I'm working on a dual, voltage-controlled LED driver circuit, where one LED's brightness indicates positive voltages at the input, and the other LED indicates negative voltage.
The purpose of the circuit is to provide visual indication, so the current/voltage relationship does not need to be incredibly precise.
This is where I am at so far:
- There are no microcontrollers present in the design.
- The control voltage for the LEDs are a combination of 2 or more analog signals which once summed by OA1, range from -2.5V to +2.5V for driving the LED current sources. Thus, a summing node is necessary in the circuit (somewhere) before the LED current drivers. I have shown this simplified in the schematic below.
A number of bidirectional VCCS schemes were discovered, such as:
...however, the project which this indicator circuit is for implies some constraints, which seem to indicate the above ideas will not work:
- The +5V rail for the LED supply current must be isolated from the lower current analog areas of the circuit. While the control voltage signal is not terribly high in frequency (maximum is within audio frequency range), the switching of that amount of current on the main analog +/-12V supply cannot be tolerated in the project.

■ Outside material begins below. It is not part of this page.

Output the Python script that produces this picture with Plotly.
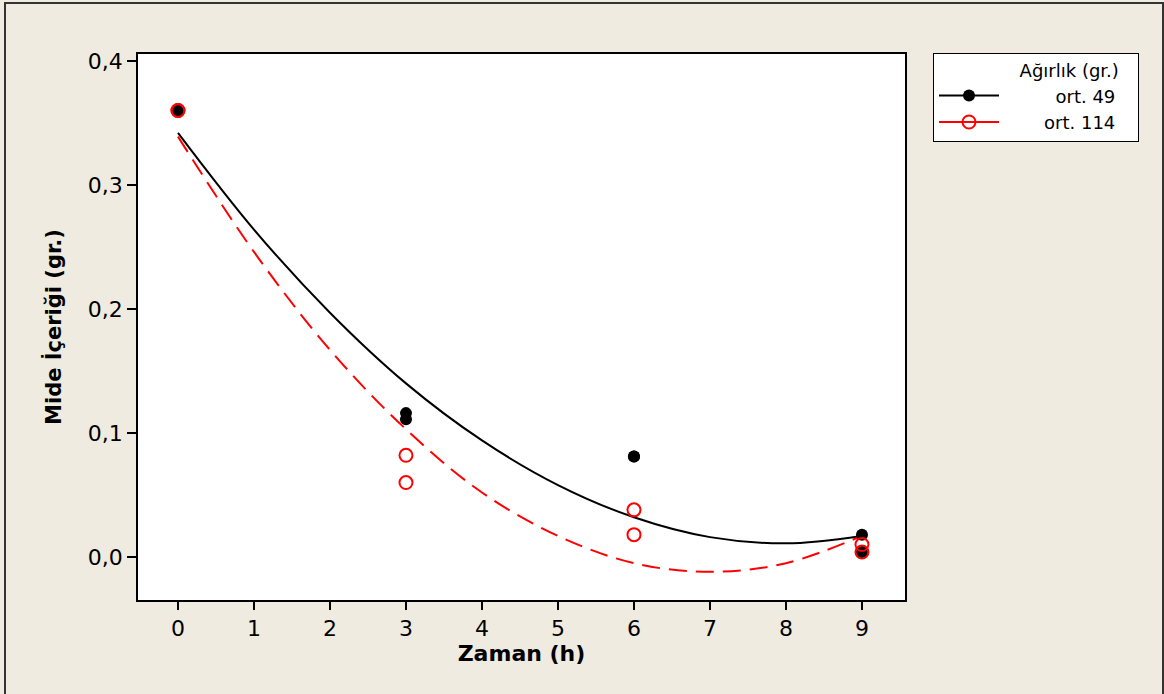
import plotly.graph_objects as go

# ---- data ----
time_49 = [0, 0, 3, 3, 6, 6, 9, 9]
gut_49 = [0.360, 0.360, 0.116, 0.111, 0.081, 0.081, 0.018, 0.004]
time_114 = [0, 0, 3, 3, 6, 6, 9, 9]
gut_114 = [0.360, 0.360, 0.082, 0.060, 0.038, 0.018, 0.010, 0.004]

# fitted curves at each hour
fit_x = [0, 1, 2, 3, 4, 5, 6, 7, 8, 9]
fit_49 = [0.342, 0.264, 0.197, 0.140, 0.094, 0.058, 0.032, 0.016, 0.011, 0.017]
fit_114 = [0.339, 0.246, 0.167, 0.103, 0.052, 0.017, -0.005, -0.012, -0.005, 0.017]

x_ticks = [0, 1, 2, 3, 4, 5, 6, 7, 8, 9]
y_ticks = [0.0, 0.1, 0.2, 0.3, 0.4]
y_tick_labels = ["0,0", "0,1", "0,2", "0,3", "0,4"]

legend_title = "Ağırlık (gr.)"
legend_names = ["ort. 49", "ort. 114"]

W, H = 1164, 694
L, R, T, B = 138, 905, 54, 600
pw, ph = R - L, B - T


def px(xp):
    return (xp - L) / pw


def py(yp):
    return (B - yp) / ph


NB = "&nbsp;"

fig = go.Figure()

fig.add_trace(go.Scatter(x=fit_x, y=fit_49, mode="lines",
                         line=dict(color="black", width=2, shape="spline"),
                         showlegend=False, hoverinfo="skip"))
fig.add_trace(go.Scatter(x=fit_x, y=fit_114, mode="lines",
                         line=dict(color="#FF0000", width=2, dash="18px,9px", shape="spline"),
                         showlegend=False, hoverinfo="skip"))
fig.add_trace(go.Scatter(x=time_49, y=gut_49, mode="markers",
                         marker=dict(symbol="circle", size=12, color="black"), showlegend=False))
fig.add_trace(go.Scatter(x=time_114, y=gut_114, mode="markers",
                         marker=dict(symbol="circle-open", size=13, color="#FF0000", line=dict(width=2)),
                         showlegend=False))

# legend entries (right-aligned look, as in the reference)
fig.add_trace(go.Scatter(x=[None], y=[None], mode="lines+markers",
                         name=NB * 9 + legend_names[0] + NB * 3,
                         line=dict(color="black", width=2),
                         marker=dict(symbol="circle", size=12, color="black")))
fig.add_trace(go.Scatter(x=[None], y=[None], mode="lines+markers",
                         name=NB * 7 + legend_names[1] + NB * 3,
                         line=dict(color="#FF0000", width=2),
                         marker=dict(symbol="circle-open", size=13, color="#FF0000", line=dict(width=2))))

font_family = "DejaVu Sans"

fig.update_layout(
    width=W, height=H,
    margin=dict(l=L, r=W - R, t=T, b=H - B, pad=0),
    paper_bgcolor="#EFEBE0",
    plot_bgcolor="white",
    font=dict(family=font_family, color="black", size=22),
    showlegend=True,
    legend=dict(
        x=px(933), y=py(53), xanchor="left", yanchor="top",
        bgcolor="white", bordercolor="black", borderwidth=1,
        font=dict(size=18, family=font_family),
        title=dict(text=legend_title + NB * 3, side="top right",
                   font=dict(size=18, family=font_family)),
        itemwidth=60,
        tracegroupgap=0,
    ),
    xaxis=dict(
        range=[-0.526, 9.566], tickmode="array", tickvals=x_ticks,
        ticks="outside", ticklen=8, tickwidth=1.5, tickcolor="black",
        showgrid=False, zeroline=False, showline=True, linecolor="black", linewidth=1.5, mirror=True,
        tickfont=dict(size=22, family=font_family),
        title=dict(text="<b>Zaman (h)</b>", font=dict(size=22, family=font_family), standoff=5),
    ),
    yaxis=dict(
        range=[-0.0347, 0.4056], tickmode="array", tickvals=y_ticks, ticktext=y_tick_labels,
        ticks="outside", ticklen=9, tickwidth=1.5, tickcolor="black",
        showgrid=False, zeroline=False, showline=True, linecolor="black", linewidth=1.5, mirror=True,
        tickfont=dict(size=22, family=font_family),
        title=dict(text="<b>Mide İçeriği (gr.)</b>", font=dict(size=21, family=font_family), standoff=20),
    ),
    shapes=[
        dict(type="rect", xref="paper", yref="paper",
             x0=px(5), x1=px(1163), y0=py(700), y1=py(3),
             line=dict(color="#333333", width=2), fillcolor="rgba(0,0,0,0)", layer="below"),
    ],
)

fig.write_html("out.html")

- There is no negative supply rail available for the LEDs' current sourcing/sinking.
- The maximum of 8mA current cannot be supplied by the opamps themselves (unless somehow supplied by the isolated, single +5V LED supply) as this circuit will be present in multiples throughout the overall project, and the +/-12V rails cannot be used to supply all that through the opamps.
Is there a more elegant and optimised solution to this problem?
Perhaps one that negates the use of so many opamps, or a VCCS (opamp+transistor, or otherwise) combo which rids of the extra inverting buffer in the positive section?